You call someone out – respectfully – for their horrible attitude, the way they’re treating another person, or whenever their behavior is out of line, even if it risks your displeasure.
You don’t let people get off the hook.
When you own your opinions, it’s a sign of independence in itself; it shows that you don’t blindly follow the pack or the status quo.
At the same time, you know how to listen to other perspectives and can recognize when they’re right.
Your worldview is flexible and not something set in stone — but this isn’t to say you don’t have standards, it’s just that you’re open-minded.
9) You Gravitate Towards Change and Challenge
You’re never done. Never perfect. Never finished.
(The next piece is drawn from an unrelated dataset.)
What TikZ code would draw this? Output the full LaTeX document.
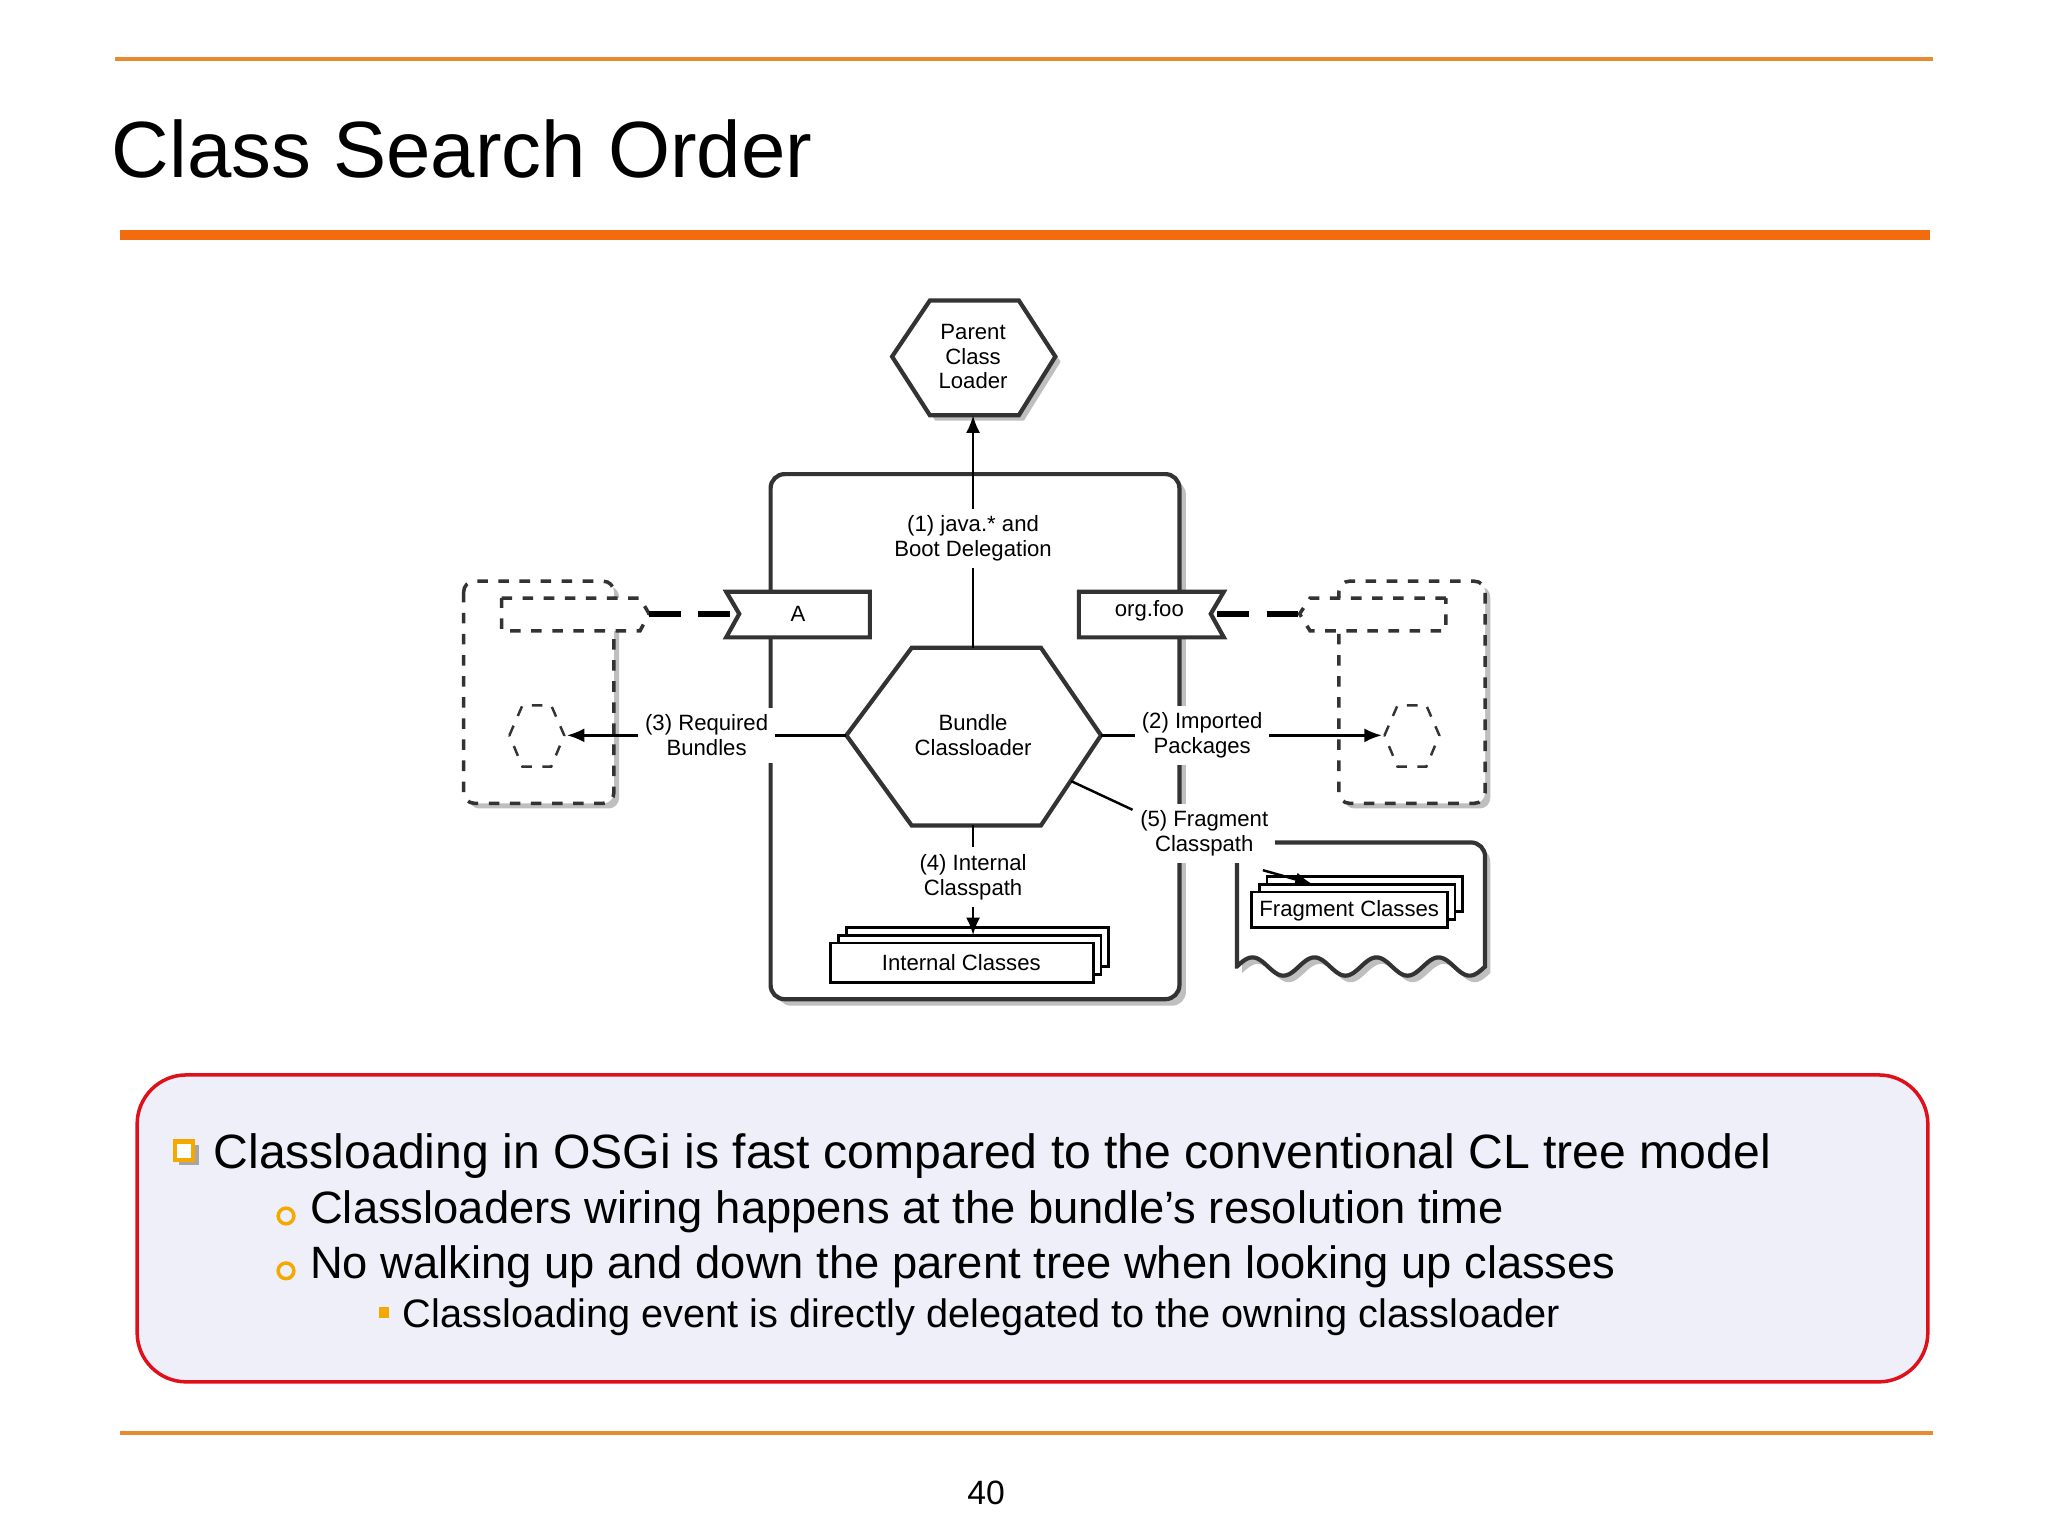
\documentclass[tikz,border=0pt]{standalone}
\usepackage{fontspec}
\setmainfont{Liberation Sans}
\usetikzlibrary{arrows.meta, calc}
\definecolor{orng}{HTML}{F26B0F}
\definecolor{lorng}{HTML}{E88A2E}
\definecolor{callred}{HTML}{E0101A}
\definecolor{callfill}{HTML}{EFEFF9}
\definecolor{bul}{HTML}{F5A800}
\begin{document}
\begin{tikzpicture}[x=0.01306cm, y=-0.01306cm,
    dtext/.style={font=\fontsize{6.3}{7}\selectfont, align=center, inner sep=1pt, fill=white},
    lbl/.style={dtext, fill=white, inner sep=2pt},
    box/.style={draw=black!80, line width=1.2pt},
    dbox/.style={draw=black!80, line width=1pt, dashed},
    shadow/.style={fill=black!25, draw=none},
    arr/.style={-{Latex[length=5pt,width=4pt]}, line width=0.7pt},
    big/.style={font=\fontsize{13.7}{16}\selectfont, anchor=base west, inner sep=0},
    mid/.style={font=\fontsize{12.9}{15}\selectfont, anchor=base west, inner sep=0},
    sml/.style={font=\fontsize{11.3}{14}\selectfont, anchor=base west, inner sep=0}]
\useasboundingbox (0,0) rectangle (1568,1176);
\fill[white] (0,0) rectangle (1568,1176);

% slide frame
\draw[lorng, line width=1pt] (88,45) -- (1480,45);
\node[anchor=base west, inner sep=0, font=\fontsize{22.7}{27}\selectfont] (title) at (85,136) {Class Search Order};
\draw[orng, line width=3pt] (92,180) -- (1478,180);
\draw[lorng, line width=1pt] (92,1097) -- (1480,1097);
\node[font=\fontsize{9.6}{11}\selectfont] (page) at (755,1143) {40};

% bundle frame
\fill[shadow, rounded corners=4pt] (595,368) rectangle (908,770);
\draw[box, fill=white, rounded corners=4pt] (590,363) rectangle (903,765);

% parent class loader
\fill[shadow] (687,277) -- (716,234) -- (784,234) -- (812,277) -- (784,322) -- (716,322) -- cycle;
\draw[box, fill=white] (683,273) -- (712,230) -- (780,230) -- (808,273) -- (780,318) -- (712,318) -- cycle;
\node[dtext, fill=none] (parent) at (745,273) {Parent\\Class\\Loader};
\coordinate (parentB) at (745,318);

% bundle classloader
\draw[box, fill=white] (648,563) -- (698,496) -- (797,496) -- (843,563) -- (797,632) -- (698,632) -- cycle;
\node[dtext, fill=none] (bundle) at (745,563) {Bundle\\Classloader};
\coordinate (bT) at (745,496);
\coordinate (bL) at (648,563);
\coordinate (bR) at (843,563);
\coordinate (bB) at (745,632);
\coordinate (bBR) at (820,598);

% tags
\draw[box, fill=white] (556,453) -- (666,453) -- (666,488) -- (556,488) -- (566,470) -- cycle;
\node[dtext, fill=none] (A) at (611,470) {A};
\coordinate (Aw) at (560,470);
\draw[box, fill=white] (826,453) -- (937,453) -- (927,470) -- (937,488) -- (826,488) -- cycle;
\node[dtext, fill=none] (orgfoo) at (880,468) {org.foo};
\coordinate (Oe) at (932,470);

% left dashed bundle
\fill[shadow, rounded corners=3pt] (359,449) rectangle (474,619);
\draw[dbox, fill=white, rounded corners=3pt] (355,445) rectangle (470,615);
\draw[dbox, fill=white] (384,458) -- (490,458) -- (497,470) -- (490,483) -- (384,483) -- cycle;
\coordinate (Ltag) at (497,470);
\draw[dbox, line width=0.7pt] (390,563) -- (400,540) -- (422,540) -- (432,563) -- (422,587) -- (400,587) -- cycle;
\coordinate (Lhex) at (434,563);

% right dashed bundle
\fill[shadow, rounded corners=3pt] (1029,449) rectangle (1141,619);
\draw[dbox, fill=white, rounded corners=3pt] (1025,445) rectangle (1137,615);
\draw[dbox, fill=white] (1107,458) -- (1003,458) -- (995,470) -- (1003,483) -- (1107,483) -- cycle;
\coordinate (Rtag) at (995,470);
\draw[dbox, line width=0.7pt] (1060,563) -- (1070,540) -- (1092,540) -- (1102,563) -- (1092,587) -- (1070,587) -- cycle;
\coordinate (Rhex) at (1058,563);

% fragment
\fill[shadow] (951,745) [rounded corners=4pt] -- (951,649) -- (1141,649) [sharp corners] -- (1141,745)
   -- plot[domain=1141:951, samples=120] (\x, {745 - 7*sin(deg((\x-951)/190*8*pi))}) -- cycle;
\draw[box, fill=white] (947,740) [rounded corners=4pt] -- (947,645) -- (1137,645) [sharp corners] -- (1137,740)
   -- plot[domain=1137:947, samples=120] (\x, {740 - 7*sin(deg((\x-947)/190*8*pi))}) -- cycle;

% stacks
\foreach \d in {12,6}
  \draw[line width=0.8pt, fill=white] (636+\d,722-\d) rectangle (837+\d,752-\d);
\draw[line width=0.8pt, fill=white] (636,722) rectangle (837,752);
\node[dtext, fill=none] (internal) at (736,737) {Internal Classes};
\coordinate (intT) at (745,716);
\foreach \d in {12,6}
  \draw[line width=0.8pt, fill=white] (958+\d,683-\d) rectangle (1108+\d,710-\d);
\draw[line width=0.8pt, fill=white] (958,683) rectangle (1108,710);
\node[dtext, fill=none] (fragcl) at (1033,697) {Fragment Classes};
\coordinate (fragT) at (1005,677);

% connectors
\draw[arr] (bT) -- (parentB) node[lbl, pos=0.47] (l1) {(1) java.* and\\Boot Delegation};
\draw[arr] (bL) -- (Lhex) node[lbl, pos=0.5] (l3) {(3) Required\\Bundles};
\draw[arr] (bR) -- (Rhex) node[lbl, pos=0.36] (l2) {(2) Imported\\Packages};
\draw[arr] (bB) -- (intT) node[lbl, pos=0.47] (l4) {(4) Internal\\Classpath};
\node[lbl] (l5) at (922,638) {(5) Fragment\\Classpath};
\draw[line width=0.7pt] (bBR) -- (l5.west |- 0,620);
\draw[arr] (l5.south east) ++(-10,5) -- (fragT);
\draw[line width=1.6pt, dash pattern=on 9pt off 5pt] (Ltag) -- (Aw);
\draw[line width=1.6pt, dash pattern=on 9pt off 5pt] (Oe) -- (Rtag);

% callout
\draw[callred, line width=1pt, fill=callfill, rounded corners=14pt] (105,823) rectangle (1476,1058);
\fill[black!35] (137,877) rectangle (152,892);
\draw[bul, line width=1.2pt, fill=white] (134,874) rectangle (148,888);
\node[big] (t1) at (163,895) {Classloading in OSGi is fast compared to the conventional CL tree model};
\draw[bul, line width=1pt] (219,931) circle (6);
\node[mid] (t2) at (237,937) {Classloaders wiring happens at the bundle’s resolution time};
\draw[bul, line width=1pt] (219,973) circle (6);
\node[mid] (t3) at (237,979) {No walking up and down the parent tree when looking up classes};
\fill[bul] (290,1001) rectangle (298,1009);
\node[sml] (t4) at (308,1016) {Classloading event is directly delegated to the owning classloader};
\end{tikzpicture}
\end{document}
You’re always up for a challenge, looking for avenues to go outside your comfort zone because you know that’s where growth starts.
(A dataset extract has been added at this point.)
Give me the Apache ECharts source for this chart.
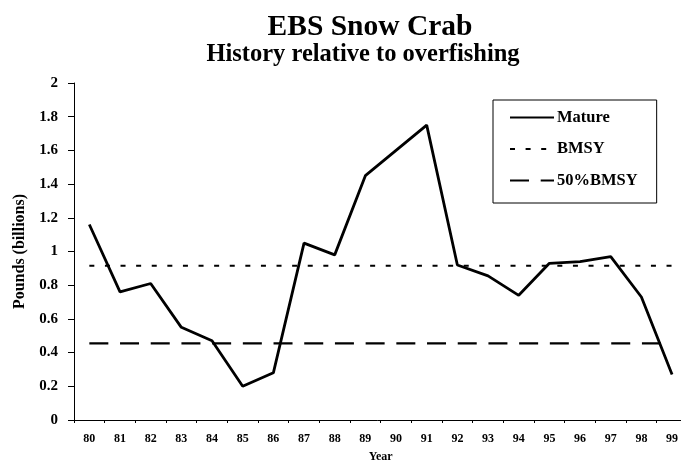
<!DOCTYPE html>
<html><head><meta charset="utf-8">
<script src="https://cdn.jsdelivr.net/npm/echarts@6/dist/echarts.min.js"></script>
<style>html,body{margin:0;padding:0;background:#fff}#c{width:681px;height:463px}</style>
</head><body><div id="c"></div>
<script>
const years = ['80','81','82','83','84','85','86','87','88','89','90','91','92','93','94','95','96','97','98','99'];
const mature = [1.16,0.76,0.81,0.55,0.47,0.20,0.28,1.05,0.98,1.45,1.60,1.75,0.92,0.855,0.74,0.93,0.94,0.97,0.73,0.27];
const bmsyValue = 0.915;
const halfBmsyValue = 0.455;
const bmsy = years.map(() => bmsyValue);
const halfBmsy = years.map(() => halfBmsyValue);
const yTicks = {min: 0, max: 2, interval: 0.2};

const F = '"Liberation Serif","DejaVu Serif",serif';
const chart = echarts.init(document.getElementById('c'));
chart.setOption({
  backgroundColor: '#fff',
  animation: false,
  title: [
    {text: 'EBS Snow Crab', left: 365, textAlign: 'center', top: 7, textStyle: {fontFamily: F, fontSize: 29.5, fontWeight: 'bold', color: '#000'}},
    {text: 'History relative to overfishing', left: 358, textAlign: 'center', top: 37, textStyle: {fontFamily: F, fontSize: 24.5, fontWeight: 'bold', color: '#000'}}
  ],
  legend: {
    left: 493, top: 100, orient: 'vertical',
    itemWidth: 44, itemHeight: 18, itemGap: 14.5,
    padding: [9, 19, 14, 16],
    borderColor: '#000', borderWidth: 1, borderRadius: 0,
    itemStyle: {opacity: 0},
    textStyle: {fontFamily: F, fontSize: 16.5, fontWeight: 'bold', color: '#000', padding: [0,0,0,-2]},
    data: ['Mature', 'BMSY', '50%BMSY']
  },
  grid: {left: 74, right: -6.4, top: 83, bottom: 43, containLabel: false, outerBoundsMode: 'none'},
  xAxis: {
    type: 'category', data: years, boundaryGap: true,
    name: 'Year', nameLocation: 'middle', nameGap: 31,
    nameTextStyle: {fontFamily: F, fontSize: 12, fontWeight: 'bold', color: '#000'},
    axisLine: {lineStyle: {color: '#000', width: 1}},
    axisTick: {show: true, inside: false, length: 3, lineStyle: {color: '#000'}},
    axisLabel: {fontFamily: F, fontSize: 12, fontWeight: 'bold', color: '#000', margin: 13},
    splitLine: {show: false}
  },
  yAxis: {
    type: 'value', min: yTicks.min, max: yTicks.max, interval: yTicks.interval,
    name: 'Pounds (billions)', nameLocation: 'middle', nameGap: 42,
    nameTextStyle: {fontFamily: F, fontSize: 16, fontWeight: 'bold', color: '#000'},
    axisLine: {show: true, lineStyle: {color: '#000', width: 1}},
    axisTick: {show: true, length: 6, lineStyle: {color: '#000'}},
    axisLabel: {fontFamily: F, fontSize: 15, fontWeight: 'bold', color: '#000', margin: 16},
    splitLine: {show: false}
  },
  series: [
    {name: 'Mature', type: 'line', data: mature, symbol: 'none', lineStyle: {color: '#000', width: 2.8}, itemStyle: {color: '#000'}},
    {name: 'BMSY', type: 'line', data: bmsy, symbol: 'none', lineStyle: {color: '#000', width: 2, type: [5, 10.6]}, itemStyle: {color: '#000'}},
    {name: '50%BMSY', type: 'line', data: halfBmsy, symbol: 'none', lineStyle: {color: '#000', width: 2.2, type: [19, 11.7]}, itemStyle: {color: '#000'}}
  ]
});
</script></body></html>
You work on yourself endlessly. You’re not afraid of doing the hard work, but at the same time, you’re also smart enough to know that your risks are calculated.
There are some compromising situations that aren’t worth the hassle or possible dangers.
This trait reminds me of one of my dearest, most independent friends that I’ve known since time immemorial. You’ll never see her content with just lying in bed for an entire weekend.
She’s always looking for the next adventure – the next mountain to climb, the next country to explore, the next skill to learn – but she never forgets to stop and appreciate the view.
She acknowledges how far she’s come in life every time she gets the chance.
10) You Have Goals
Goals are what keep us going each and every day, may they be momentous achievements or small victories.
But there’s no denying that life can be unpredictable.
For some, when they hit a roadblock or see a need to change their goals, they’re unable to pivot and start crashing down.
A strong, independent woman simply takes side steps — she recalibrates her objectives and sets up a new path to success.
Concrete plans are what spells the difference between those who achieve their greatest desires and those with goals that stay as words written down on paper.
Strong and independent women do the work to make their “one day” turn into “day one.”
If they want a house, they have a specific year in mind as to when they’ll get the keys to their front door.
If they want to learn a skill, there’s a timeframe. She always has a master plan.
Strength and independence come from within.
Becoming the type of woman I have just described takes a lot of time, practice, and introspection. It’s a long, winding process.
You may have to let go of self-limiting beliefs and take some risks here and there.
Figure out in which areas you need to become more independent in so that you can reclaim your power.
Just keep in mind that others’ opinions don’t matter. Focus on you.